Ideally to get a pure lateral movement without any yaw (turning) you want to have the blade positioned right astride the center of buoyancy of the hull. But the center of buoyancy of the hull can change with the speed of the hull, so you may need to move the blade forward or back some to keep the boat from turning.

In my experience, I have generally found it necessary to move the paddle blade forward some as the boat slows to keep it from turning, but I have heard others say the exact opposite. It might depend on the hull design. My thought is that many hulls squat down somewhat at the stern while under speed, but then level out as they slow, so that the center of buoyancy moves forward a bit.

Have printed
the tips and instructions from this thread and they’ll be bagged and carried on my deck tonight. Just in case I need them.


my mechanic taught me that
He said he could fix my alignment for cheap.

I’ve seen your car, Yanoer

– Last Updated: Jul-31-15 6:24 PM EST –

I don't doubt that it needs manual assist to steer.
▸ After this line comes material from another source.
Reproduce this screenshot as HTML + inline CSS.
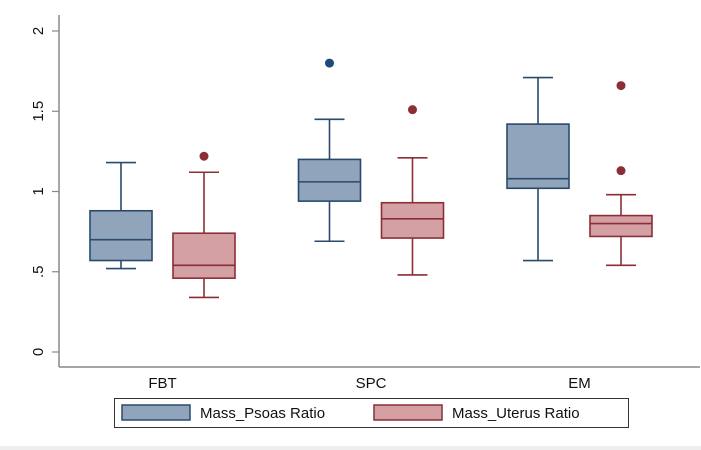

with thighs, butt on the power stroke

That sweet spot sure was sweet
when I hit it. Purely by accident. It was such a neat sensation and visual to be traveling sideways and forward!

My subsequent attempts weren’t so successful so I paddled until the wind died down then tried again. Pulled off another good one (to starboard this time), one complete stall, and the balance of my attempts got the boat going sideways, but not tracking straight. I need a lot of fine tuning, but I’ll get there.

Getting very comfortable holding the paddle vertically did help in one way: I pulled off the best bow rudders I’ve ever done. That was so much fun, I just did bow rudders for the last mile back to my shore.

Thanks for all the coaching that led to such a great evening. Tomorrow I’ll have most of the day to play.